Utility class to handle mapping from mmCIF IDs to ihm.AsymUnitRange or ihm.EntityRange objects.

get(asym_or_entity, range_id)[source]

Get a range from an ID.

Parameters:
  • asym_or_entity – An ihm.Entity or ihm.AsymUnit object representing the part of the system to which the range will be applied.

  • range_id (str) – mmCIF ID

Returns:

A range as a ihm.Entity, ihm.AsymUnit, ihm.EntityRange or ihm.AsymUnitRange object.

set(range_id, seq_id_begin, seq_id_end)[source]

Add a range.

Parameters:
  • range_id (str) – mmCIF ID

  • seq_id_begin (int) – Index of the start of the range

  • seq_id_end (int) – Index of the end of the range

class ihm.reader.Variant[source]

Utility class to select the type of file to read with read().

get_audit_conform_handler(sysr)[source]

Get a Handler to check the audit_conform table.

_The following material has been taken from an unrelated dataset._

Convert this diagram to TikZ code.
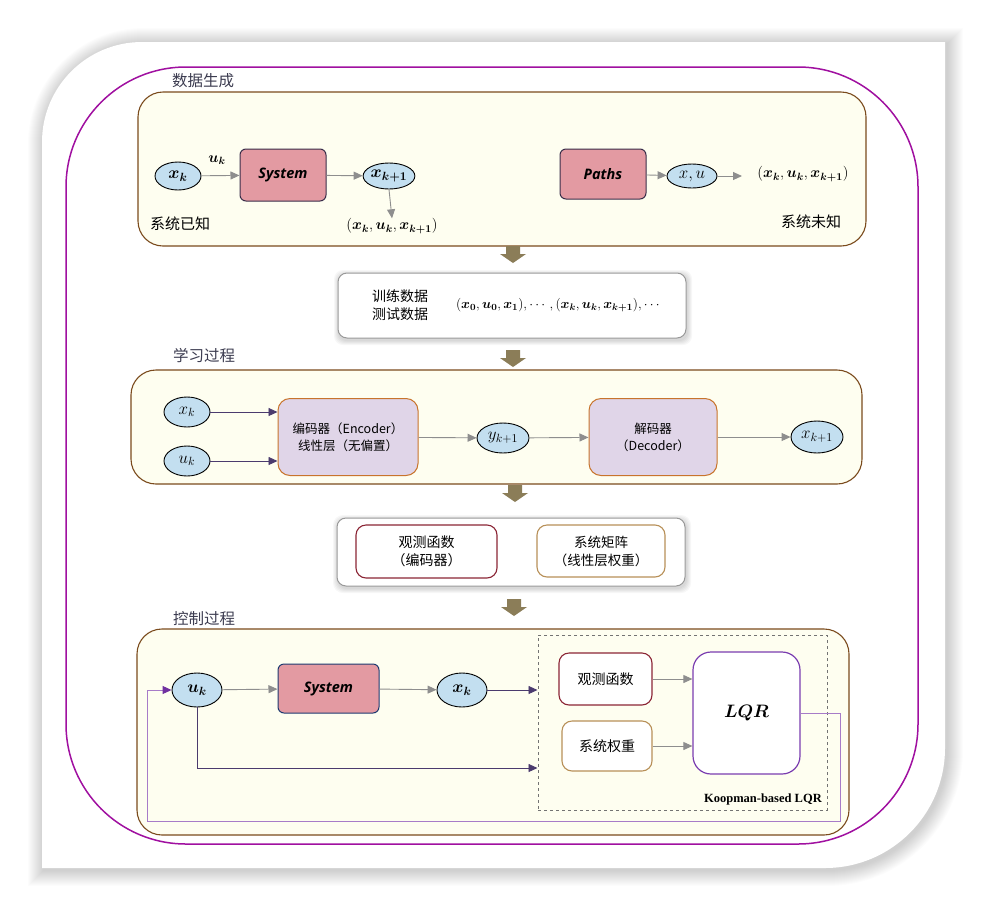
\RequirePackage{fix-cm}
\documentclass[tikz,border=0pt]{standalone}
\usepackage{amsmath}
\usepackage{bm}
\usepackage{fontspec}
\setmainfont{Noto Sans CJK SC}
\newfontfamily\uisans{Open Sans}
\newfontfamily\serifb{Liberation Serif}
\usetikzlibrary{arrows.meta,shapes.geometric}
\definecolor{bgyellow}{HTML}{FEFEF0}
\definecolor{secbrown}{HTML}{7B4B1D}
\definecolor{ellblue}{HTML}{C3DFF0}
\definecolor{syspink}{HTML}{E39AA2}
\definecolor{sysborder}{HTML}{3A2E4A}
\definecolor{navy}{HTML}{1E3A70}
\definecolor{encfill}{HTML}{E0D5E8}
\definecolor{encborder}{HTML}{C8742C}
\definecolor{obsred}{HTML}{8B2535}
\definecolor{systan}{HTML}{B89058}
\definecolor{lqrpurple}{HTML}{7A3DB0}
\definecolor{darkpurple}{HTML}{4B3B6E}
\definecolor{fbline}{HTML}{A77BC8}
\definecolor{fbtip}{HTML}{7030A0}
\definecolor{arrgray}{HTML}{8E8E8E}
\definecolor{framepurple}{HTML}{A010A0}
\definecolor{olive}{HTML}{8B7D58}
\definecolor{labelgray}{HTML}{3C3C50}
\definecolor{dashorange}{HTML}{F0A050}
\begin{document}
\begin{tikzpicture}[x=1pt,y=1pt,yscale=-1,
  secbox/.style={rectangle, rounded corners=25pt, draw=secbrown, line width=1.1pt, fill=bgyellow},
  seclabel/.style={font=\fontsize{15.5}{17}\selectfont, text=labelgray},
  ell/.style={ellipse, draw=black, line width=0.9pt, fill=ellblue, inner sep=0pt, font=\fontsize{17}{18}\selectfont},
  sysbox/.style={rectangle, rounded corners=6pt, line width=1pt, fill=syspink, font=\uisans\bfseries\itshape\fontsize{14.5}{16}\selectfont},
  encbox/.style={rectangle, rounded corners=12pt, draw=encborder, line width=1pt, fill=encfill, align=center, font=\fontsize{12.5}{17}\selectfont},
  whitebox/.style={rectangle, rounded corners=9pt, draw=black!40, line width=1pt, fill=white},
  obsbox/.style={rectangle, rounded corners=10pt, draw=obsred, line width=1.1pt, fill=white, align=center, font=\fontsize{14}{18}\selectfont},
  tanbox/.style={rectangle, rounded corners=10pt, draw=systan, line width=1.1pt, fill=white, align=center, font=\fontsize{14}{18}\selectfont},
  plain/.style={font=\fontsize{15}{17}\selectfont, inner sep=0pt},
  mathlab/.style={font=\fontsize{15}{16}\selectfont, inner sep=0pt},
  ga/.style={draw=arrgray, line width=0.9pt, -{Triangle[width=8pt,length=9pt]}},
  pa/.style={draw=darkpurple, line width=0.9pt, -{Triangle[width=8pt,length=9pt]}},
]
\useasboundingbox (0,0) rectangle (988,911);
% card shadow
\foreach \d in {1,...,16}{
  \pgfmathsetmacro\ra{100+\d}
  \pgfmathsetmacro\rb{120+\d}
  \fill[black,opacity=0.012] (42-\d+2,142+2) arc[start angle=180,end angle=270,radius=\ra pt] -- (945+\d+2,42-\d+2) -- (945+\d+2,748+2) arc[start angle=0,end angle=90,radius=\rb pt] -- (42-\d+2,868+\d+2) -- cycle;
}
% card
\fill[white] (42,142) arc[start angle=180,end angle=270,radius=100pt] -- (945,42) -- (945,748) arc[start angle=0,end angle=90,radius=120pt] -- (42,868) -- cycle;
% purple frame
\draw[framepurple, line width=1.5pt, rounded corners=120pt] (66,67) rectangle (918,844);

% ---------- section 1 ----------
\node[secbox, minimum width=728, minimum height=154] (sec1) at (502,169) {};
\node[seclabel] (lab1) at (203,81) {数据生成};
\draw[dashorange, line width=0.6pt, double=bgyellow, double distance=1.6pt, dash pattern=on 6pt off 5pt] (515,100) coordinate (dl1) -- (515,228) coordinate (dl2);
\node[ell, minimum width=46, minimum height=28] (e1xk) at (178,176) {$\bm{x_k}$};
\node[sysbox, draw=sysborder, minimum width=86, minimum height=52] (sys1) at (283,175) {System};
\node[ell, minimum width=46, minimum height=26] (e1xk1) at (389,176) {$\bm{x_{k+1}}$};
\draw[ga] (e1xk) -- (sys1);
\node[mathlab] (uk1) at (217,160) {$\bm{u_k}$};
\draw[ga] (sys1) -- (e1xk1);
\node[mathlab] (tup1) at (392,226) {$(\bm{x_k},\bm{u_k},\bm{x_{k+1}})$};
\draw[ga] (e1xk1.south) -- (tup1.north);
\node[plain] (known) at (180,224) {系统已知};
\node[sysbox, draw=sysborder, minimum width=86, minimum height=50] (paths) at (603,174) {Paths};
\node[ell, minimum width=50, minimum height=24] (exu) at (692,176) {$x,u$};
\draw[ga] (paths) -- (exu);
\coordinate (exuend) at (742,176);
\draw[ga] (exu) -- (exuend);
\node[mathlab] (tup2) at (803,174) {$(\bm{x_k},\bm{u_k},\bm{x_{k+1}})$};
\node[plain] (unknown) at (811,222) {系统未知};

% ---------- data box ----------
\foreach \d in {1,...,5}{
  \fill[black,opacity=0.03,rounded corners=9pt] (338-\d+1,273-\d+2) rectangle (686+\d+1,338+\d+2);
}
\node[whitebox, minimum width=348, minimum height=65] (data) at (512,305.5) {};
\node[plain, align=left, font=\fontsize{14}{18}\selectfont] (datalab) at (400,305) {训练数据\\测试数据};
\node[plain, font=\fontsize{13.5}{15}\selectfont] (datamath) at (559,305) {$(\bm{x_0},\bm{u_0},\bm{x_1}),\cdots,(\bm{x_k},\bm{u_k},\bm{x_{k+1}}),\cdots$};

% ---------- section 2 ----------
\node[secbox, minimum width=731, minimum height=114] (sec2) at (496.5,427) {};
\node[seclabel] (lab2) at (204,356) {学习过程};
\node[ell, minimum width=46, minimum height=30] (e2xk) at (187,412) {$x_k$};
\node[ell, minimum width=46, minimum height=30] (e2uk) at (187,461) {$u_k$};
\node[encbox, minimum width=140, minimum height=77] (enc) at (348,437) {编码器（Encoder）\\线性层（无偏置）};
\node[ell, minimum width=52, minimum height=30] (e2y) at (503,438) {$y_{k+1}$};
\node[encbox, minimum width=128, minimum height=77] (dec) at (653,437) {解码器\\（Decoder）};
\node[ell, minimum width=52, minimum height=32] (e2xk1) at (817,437) {$x_{k+1}$};
\draw[pa] (e2xk.east) -- (enc.west |- e2xk.east);
\draw[pa] (e2uk.east) -- (enc.west |- e2uk.east);
\draw[ga] (enc) -- (e2y);
\draw[ga] (e2y) -- (dec);
\draw[ga] (dec) -- (e2xk1);

% ---------- obs box ----------
\foreach \d in {1,...,5}{
  \fill[black,opacity=0.03,rounded corners=10pt] (337-\d+1,518-\d+2) rectangle (685+\d+1,586+\d+2);
}
\node[whitebox, minimum width=348, minimum height=68] (obs) at (511,552) {};
\node[obsbox, minimum width=141, minimum height=53] (obsfun) at (426.5,551.5) {观测函数\\（编码器）};
\node[tanbox, minimum width=128, minimum height=52, font=\fontsize{13.5}{18}\selectfont] (sysmat) at (601,551) {系统矩阵\\（线性层权重）};

% ---------- section 4 ----------
\node[secbox, minimum width=712, minimum height=206] (sec4) at (493,732) {};
\node[seclabel] (lab4) at (204,619) {控制过程};
\node[rectangle, draw=black!55, dashed, line width=1pt, minimum width=289, minimum height=175] (kbox) at (682.5,722.5) {};
\node[ell, minimum width=50, minimum height=34] (e4uk) at (197,690) {$\bm{u_k}$};
\node[sysbox, draw=navy, minimum width=101, minimum height=49] (sys4) at (328.5,688.5) {System};
\node[ell, minimum width=50, minimum height=34] (e4xk) at (462,690) {$\bm{x_k}$};
\node[obsbox, minimum width=93, minimum height=52] (obs4) at (605.5,679) {观测函数};
\node[tanbox, minimum width=90, minimum height=50] (sysw) at (607,746) {系统权重};
\node[rectangle, rounded corners=18pt, draw=lqrpurple, line width=1.2pt, fill=white, minimum width=107, minimum height=122, font=\fontsize{18}{20}\selectfont] (lqr) at (746.5,713) {$\bm{LQR}$};
\node[anchor=south east, inner sep=0pt, font=\serifb\bfseries\fontsize{12.5}{14}\selectfont] (kooplab) at (822,805) {Koopman-based LQR};
\draw[ga] (e4uk) -- (sys4);
\draw[ga] (sys4) -- (e4xk);
\draw[pa] (e4xk.east) -- (kbox.west |- e4xk.east);
\coordinate (ukcorner) at (e4uk.south |- 0,768);
\draw[pa] (e4uk.south) -- (ukcorner) -- (kbox.west |- ukcorner);
\draw[ga] (obs4.east) -- (lqr.west |- obs4.east);
\draw[ga] (sysw.east) -- (lqr.west |- sysw.east);
\coordinate (fb1) at (840,713);
\coordinate (fb2) at (840,821);
\coordinate (fb3) at (147,821);
\coordinate (fb4) at (147,690);
\draw[fbline, line width=0.9pt] (lqr.east |- fb1) -- (fb1) -- (fb2) -- (fb3) -- (fb4);
\draw[fbline, line width=0.9pt, -{Triangle[width=8pt,length=9pt,color=fbtip]}] (fb4) -- (e4uk.west);

% ---------- block arrows ----------
\foreach \ax/\ay [count=\n] in {513/246, 513/350, 515/485, 514/599}{
  \fill[olive] (\ax-7,\ay) -- (\ax+7,\ay) -- (\ax+7,\ay+8) -- (\ax+13,\ay+8) -- (\ax,\ay+17) -- (\ax-13,\ay+8) -- (\ax-7,\ay+8) -- cycle;
}
\end{tikzpicture}
\end{document}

If read() is called with reject_old_file=True, this handler is used to check the audit_conform table and reject the file if it is deemed to be too old.

Parameters:

sysr (SystemReader) – class to track global file information.

Returns:

a suitable handler.

Return type:

Handler

get_handlers(sysr)[source]

Get the Handler objects to use to parse input.

Parameters:

sysr (SystemReader) – class to track global file information.

Returns:

a list of Handler objects.

system_reader = None

Class to track global file information, e.g. SystemReader

class ihm.reader.IHMVariant[source]

Used to select typical PDBx/IHM file input. See read().